Journey to the ‘metavearth’
Gaming for now though is mostly non-immersive fare; most gamers enjoy their virtual worlds through a screen rather than a headset.
For the metaverse to take off, it will arguably require widespread adoption of VR headsets. So far these expensive, cumbersome items haven’t been adopted by the workers and every person needed for an enterprise or social metaverse to become serious business options.
But VR isn’t the essential building block ‘material’ behind a metaverse. Instead, that would be visual 3D graphics, the sort you can see using not just headsets, but also screens and AR interfaces.
“AR and VR have a similar need for 3D assets creation (and 2D too for that matter) that is only slightly differentiated,” says Stefano Corazza, head of augmented reality at Adobe. “There are in general more assets needed to complete a VR experience, and VR headsets have a higher bar for frame rate in order to deliver a great user experience.”
VR isn’t the essential building block ‘material’ behind a metaverse. Instead, that would be visual 3D graphics, the sort you can see using not just headsets, but also screens and AR interfaces
This is especially so when compared to AR experiences delivered through a mobile device. AR lets users see the real world overlaid with digital data, and here the metaverse can penetrate physical reality; through AR glasses, for example. AR projections meanwhile can beam the same sort of visuals into one’s room.
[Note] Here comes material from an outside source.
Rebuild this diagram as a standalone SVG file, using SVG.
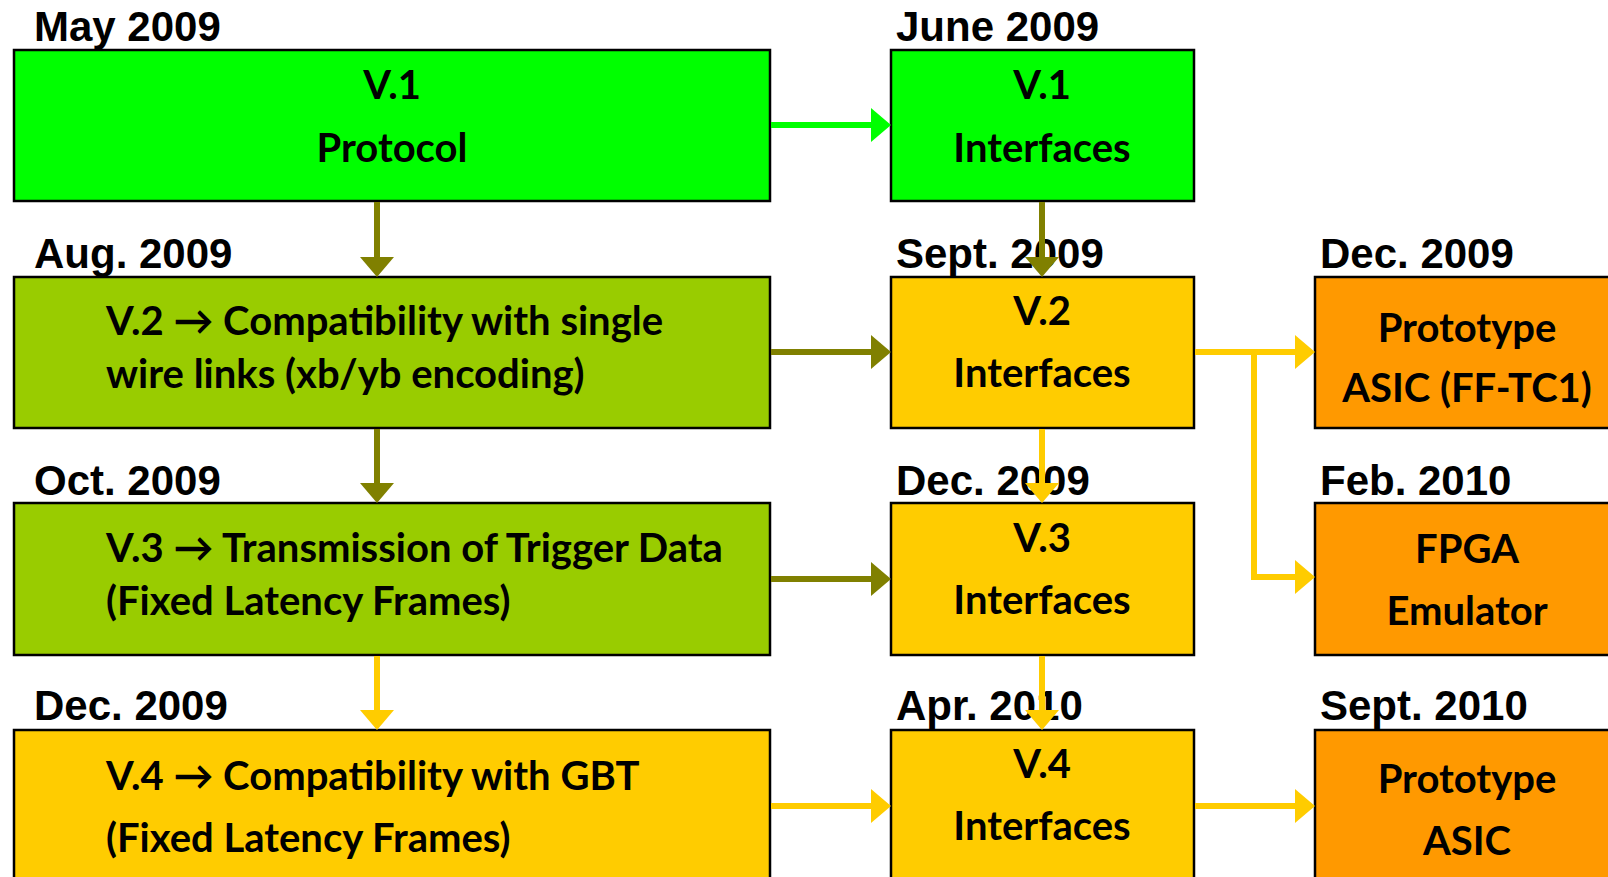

In both cases, the connective aspect of the metaverse is what allows remote collaborators to see and manipulate the same visuals in real-time.
Adobe’s flagship metaverse offering is the AR product Aero, and with it, Corazza explains, the creative software titan is targeting the delivery of personalised AR experiences, and not just the creation of visual assets.
“Our goal with Aero is to offer individuals as well as enterprise customers a way to deliver AR experiences to their audience in a direct and low friction way,” says the Adobe VP.
“We see enterprise metaverses existing at different levels, from VR metaverses that large enterprise businesses will develop, to branded experiences developed on the largest social media metaverses, and AR-powered shopping experiences in physical stores.”
He also predicts content layers populating the AR metaverse in which ‘the earth itself is the physical place where AR experiences anchor on and develop’.
The name of this realm according to Corazza? The ‘metavearth’.
Someone better let Collins Dictionary know now, for it won’t be long before enterprise money makes Mark’s metaverse more than just a PR stunt (or should that be V-PR stunt?)